Repeat, exactly, the run of lines that opens with the line containing "Reproduce this chart with matplotlib." and closes with the line containing "plt.rcParams['font.family'] = ['Roboto', 'DejaVu", and leave all other lines out.

>> START Record list

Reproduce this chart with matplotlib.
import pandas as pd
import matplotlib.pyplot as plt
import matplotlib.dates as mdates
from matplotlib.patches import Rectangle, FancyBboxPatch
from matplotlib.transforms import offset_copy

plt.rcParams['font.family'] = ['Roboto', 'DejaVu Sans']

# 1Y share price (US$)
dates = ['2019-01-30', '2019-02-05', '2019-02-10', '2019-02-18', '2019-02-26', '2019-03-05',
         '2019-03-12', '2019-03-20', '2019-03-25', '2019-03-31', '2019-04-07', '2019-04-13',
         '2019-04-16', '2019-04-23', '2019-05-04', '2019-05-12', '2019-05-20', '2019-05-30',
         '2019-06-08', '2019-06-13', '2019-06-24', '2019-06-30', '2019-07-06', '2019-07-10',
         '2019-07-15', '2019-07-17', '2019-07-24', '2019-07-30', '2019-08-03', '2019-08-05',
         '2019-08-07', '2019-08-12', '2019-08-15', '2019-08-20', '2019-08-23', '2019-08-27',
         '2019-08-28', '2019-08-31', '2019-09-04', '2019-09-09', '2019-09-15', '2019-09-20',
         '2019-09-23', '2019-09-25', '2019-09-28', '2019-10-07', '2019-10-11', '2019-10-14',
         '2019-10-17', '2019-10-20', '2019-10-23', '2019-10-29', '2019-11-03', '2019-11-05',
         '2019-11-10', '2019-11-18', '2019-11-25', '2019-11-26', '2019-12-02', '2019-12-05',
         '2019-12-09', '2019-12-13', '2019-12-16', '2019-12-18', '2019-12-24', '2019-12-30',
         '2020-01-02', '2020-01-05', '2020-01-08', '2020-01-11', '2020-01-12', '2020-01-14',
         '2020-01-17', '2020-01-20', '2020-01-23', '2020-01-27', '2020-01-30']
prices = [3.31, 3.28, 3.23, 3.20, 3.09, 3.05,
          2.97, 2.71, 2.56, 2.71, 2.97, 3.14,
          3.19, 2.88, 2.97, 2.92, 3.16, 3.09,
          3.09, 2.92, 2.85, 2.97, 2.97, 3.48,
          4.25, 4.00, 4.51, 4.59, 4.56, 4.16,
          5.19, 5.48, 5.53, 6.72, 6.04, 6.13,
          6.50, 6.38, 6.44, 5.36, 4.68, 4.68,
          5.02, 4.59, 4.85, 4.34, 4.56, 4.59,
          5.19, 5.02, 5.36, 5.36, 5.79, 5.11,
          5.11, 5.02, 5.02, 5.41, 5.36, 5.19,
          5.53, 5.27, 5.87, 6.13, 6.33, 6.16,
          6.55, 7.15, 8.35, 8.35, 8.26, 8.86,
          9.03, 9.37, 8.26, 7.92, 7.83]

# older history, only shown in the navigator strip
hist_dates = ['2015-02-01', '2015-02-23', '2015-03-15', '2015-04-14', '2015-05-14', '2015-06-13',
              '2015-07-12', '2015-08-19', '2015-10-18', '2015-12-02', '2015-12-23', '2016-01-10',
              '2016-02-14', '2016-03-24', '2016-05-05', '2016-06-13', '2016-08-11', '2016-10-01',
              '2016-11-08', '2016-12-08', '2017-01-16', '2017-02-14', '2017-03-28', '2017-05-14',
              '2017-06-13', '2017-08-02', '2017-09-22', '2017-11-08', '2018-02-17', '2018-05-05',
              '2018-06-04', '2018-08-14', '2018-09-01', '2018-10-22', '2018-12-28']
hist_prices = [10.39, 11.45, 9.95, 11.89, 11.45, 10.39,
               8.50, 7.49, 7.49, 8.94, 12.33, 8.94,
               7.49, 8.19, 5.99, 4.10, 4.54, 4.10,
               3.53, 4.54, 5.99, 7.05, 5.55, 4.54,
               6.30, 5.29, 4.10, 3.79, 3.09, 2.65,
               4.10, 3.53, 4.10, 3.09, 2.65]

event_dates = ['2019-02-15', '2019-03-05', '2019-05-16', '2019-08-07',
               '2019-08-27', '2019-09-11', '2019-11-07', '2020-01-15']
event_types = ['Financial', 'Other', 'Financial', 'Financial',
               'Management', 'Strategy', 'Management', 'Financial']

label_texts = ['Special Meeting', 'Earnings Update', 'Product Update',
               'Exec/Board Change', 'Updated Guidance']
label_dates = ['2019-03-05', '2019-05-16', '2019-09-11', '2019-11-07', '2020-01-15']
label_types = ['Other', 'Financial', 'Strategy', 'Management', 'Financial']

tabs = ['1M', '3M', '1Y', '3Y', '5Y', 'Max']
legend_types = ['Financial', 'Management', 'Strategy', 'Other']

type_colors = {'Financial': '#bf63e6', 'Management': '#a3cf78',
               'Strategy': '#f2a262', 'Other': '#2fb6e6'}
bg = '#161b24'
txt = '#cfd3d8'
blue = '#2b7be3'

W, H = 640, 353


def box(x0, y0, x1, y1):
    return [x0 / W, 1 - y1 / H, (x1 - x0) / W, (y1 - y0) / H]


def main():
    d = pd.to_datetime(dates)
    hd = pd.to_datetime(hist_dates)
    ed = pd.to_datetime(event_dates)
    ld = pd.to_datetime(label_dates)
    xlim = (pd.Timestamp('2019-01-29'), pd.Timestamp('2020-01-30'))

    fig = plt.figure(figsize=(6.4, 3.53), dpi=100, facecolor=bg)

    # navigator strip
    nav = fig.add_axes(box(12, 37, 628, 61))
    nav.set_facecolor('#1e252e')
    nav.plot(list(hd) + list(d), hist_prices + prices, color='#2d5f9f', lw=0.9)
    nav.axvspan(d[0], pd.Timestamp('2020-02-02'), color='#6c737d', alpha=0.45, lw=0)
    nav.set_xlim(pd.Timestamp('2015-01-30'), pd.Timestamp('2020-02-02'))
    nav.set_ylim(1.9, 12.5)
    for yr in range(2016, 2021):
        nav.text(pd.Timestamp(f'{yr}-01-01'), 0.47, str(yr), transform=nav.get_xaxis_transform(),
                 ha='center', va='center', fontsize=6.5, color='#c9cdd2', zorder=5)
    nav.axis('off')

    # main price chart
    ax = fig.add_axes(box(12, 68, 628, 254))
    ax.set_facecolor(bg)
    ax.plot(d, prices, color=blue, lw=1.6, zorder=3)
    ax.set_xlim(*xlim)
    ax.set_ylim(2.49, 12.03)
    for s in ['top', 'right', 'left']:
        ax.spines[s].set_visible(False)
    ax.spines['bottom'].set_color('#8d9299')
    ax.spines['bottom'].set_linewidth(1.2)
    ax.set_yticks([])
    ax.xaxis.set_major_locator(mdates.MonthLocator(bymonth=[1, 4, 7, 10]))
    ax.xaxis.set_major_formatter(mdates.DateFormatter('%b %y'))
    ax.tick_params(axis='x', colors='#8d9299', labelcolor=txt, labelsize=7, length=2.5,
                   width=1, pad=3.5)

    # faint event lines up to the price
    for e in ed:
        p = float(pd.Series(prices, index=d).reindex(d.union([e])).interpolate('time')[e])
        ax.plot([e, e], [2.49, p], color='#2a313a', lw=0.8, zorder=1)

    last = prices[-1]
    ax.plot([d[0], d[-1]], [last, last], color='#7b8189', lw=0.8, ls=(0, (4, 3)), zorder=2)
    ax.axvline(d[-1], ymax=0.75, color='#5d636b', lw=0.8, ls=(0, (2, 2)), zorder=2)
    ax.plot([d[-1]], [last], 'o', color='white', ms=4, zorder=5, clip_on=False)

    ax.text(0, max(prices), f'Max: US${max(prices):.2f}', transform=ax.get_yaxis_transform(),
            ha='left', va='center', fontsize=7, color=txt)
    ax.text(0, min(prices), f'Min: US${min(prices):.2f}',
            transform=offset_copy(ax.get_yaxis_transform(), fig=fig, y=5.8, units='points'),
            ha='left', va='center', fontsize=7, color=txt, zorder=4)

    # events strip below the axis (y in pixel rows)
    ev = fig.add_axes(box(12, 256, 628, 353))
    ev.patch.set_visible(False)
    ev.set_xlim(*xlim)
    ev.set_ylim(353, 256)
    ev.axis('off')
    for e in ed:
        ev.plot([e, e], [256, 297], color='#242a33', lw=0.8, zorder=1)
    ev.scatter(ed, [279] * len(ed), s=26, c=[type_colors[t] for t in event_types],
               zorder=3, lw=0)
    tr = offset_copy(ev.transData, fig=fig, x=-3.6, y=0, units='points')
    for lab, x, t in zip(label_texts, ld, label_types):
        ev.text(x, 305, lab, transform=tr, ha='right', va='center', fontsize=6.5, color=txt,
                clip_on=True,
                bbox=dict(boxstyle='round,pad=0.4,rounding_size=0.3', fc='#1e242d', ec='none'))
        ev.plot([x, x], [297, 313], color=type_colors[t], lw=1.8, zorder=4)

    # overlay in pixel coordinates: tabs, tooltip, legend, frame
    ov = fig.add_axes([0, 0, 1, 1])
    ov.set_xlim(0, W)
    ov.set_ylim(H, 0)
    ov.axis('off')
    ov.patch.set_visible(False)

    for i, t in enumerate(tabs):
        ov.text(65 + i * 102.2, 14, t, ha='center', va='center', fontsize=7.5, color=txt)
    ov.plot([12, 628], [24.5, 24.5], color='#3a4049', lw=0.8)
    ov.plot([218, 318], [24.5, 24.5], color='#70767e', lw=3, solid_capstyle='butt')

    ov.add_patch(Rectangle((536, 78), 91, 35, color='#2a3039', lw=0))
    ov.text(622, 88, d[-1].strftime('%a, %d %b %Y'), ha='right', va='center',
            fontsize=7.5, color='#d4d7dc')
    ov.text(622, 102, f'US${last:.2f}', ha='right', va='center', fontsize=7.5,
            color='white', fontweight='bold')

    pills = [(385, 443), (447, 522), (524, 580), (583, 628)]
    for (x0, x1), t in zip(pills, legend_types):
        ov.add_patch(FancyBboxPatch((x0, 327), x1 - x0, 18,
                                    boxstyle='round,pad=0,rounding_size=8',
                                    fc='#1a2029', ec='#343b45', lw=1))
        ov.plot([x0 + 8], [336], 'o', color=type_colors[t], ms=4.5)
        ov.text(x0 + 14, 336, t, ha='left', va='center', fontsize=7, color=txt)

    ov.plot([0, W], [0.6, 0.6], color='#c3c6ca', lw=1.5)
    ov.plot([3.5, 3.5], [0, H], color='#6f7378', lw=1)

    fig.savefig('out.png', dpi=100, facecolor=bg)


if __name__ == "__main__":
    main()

>> END Record list
>> START Record list

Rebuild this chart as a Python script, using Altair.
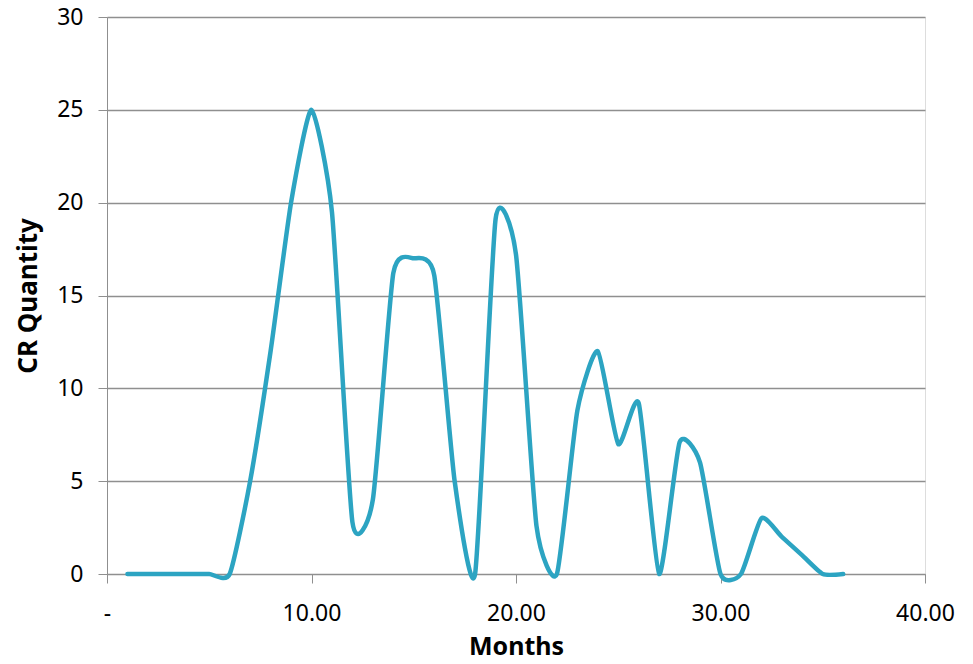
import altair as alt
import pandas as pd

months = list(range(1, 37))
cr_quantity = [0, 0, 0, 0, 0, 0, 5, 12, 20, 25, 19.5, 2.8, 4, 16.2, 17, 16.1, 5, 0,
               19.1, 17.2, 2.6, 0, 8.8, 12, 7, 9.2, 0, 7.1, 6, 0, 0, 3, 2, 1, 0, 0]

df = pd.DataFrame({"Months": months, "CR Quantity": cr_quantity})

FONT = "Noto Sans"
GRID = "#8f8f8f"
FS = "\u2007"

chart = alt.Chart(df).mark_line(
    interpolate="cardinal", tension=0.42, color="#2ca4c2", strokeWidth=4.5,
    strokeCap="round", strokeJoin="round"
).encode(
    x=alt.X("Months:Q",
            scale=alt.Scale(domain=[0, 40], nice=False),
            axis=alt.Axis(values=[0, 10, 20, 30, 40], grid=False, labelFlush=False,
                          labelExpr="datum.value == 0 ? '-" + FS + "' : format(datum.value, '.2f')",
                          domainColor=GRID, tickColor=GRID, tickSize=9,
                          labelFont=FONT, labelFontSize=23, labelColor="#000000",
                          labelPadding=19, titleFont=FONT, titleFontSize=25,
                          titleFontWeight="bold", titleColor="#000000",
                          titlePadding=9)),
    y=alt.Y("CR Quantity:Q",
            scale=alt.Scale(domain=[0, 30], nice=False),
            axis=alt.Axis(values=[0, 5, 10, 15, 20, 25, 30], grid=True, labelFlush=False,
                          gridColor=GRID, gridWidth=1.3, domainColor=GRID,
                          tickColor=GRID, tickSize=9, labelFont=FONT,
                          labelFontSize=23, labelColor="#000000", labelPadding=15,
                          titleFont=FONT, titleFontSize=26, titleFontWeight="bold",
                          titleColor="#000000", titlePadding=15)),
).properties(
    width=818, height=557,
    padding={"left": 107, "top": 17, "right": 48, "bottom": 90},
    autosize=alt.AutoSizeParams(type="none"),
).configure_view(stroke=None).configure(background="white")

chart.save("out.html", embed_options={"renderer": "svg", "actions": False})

>> END Record list

Task response:
Reproduce this chart with matplotlib.
import pandas as pd
import matplotlib.pyplot as plt
import matplotlib.dates as mdates
from matplotlib.patches import Rectangle, FancyBboxPatch
from matplotlib.transforms import offset_copy

plt.rcParams['font.family'] = ['Roboto', 'DejaVu Sans']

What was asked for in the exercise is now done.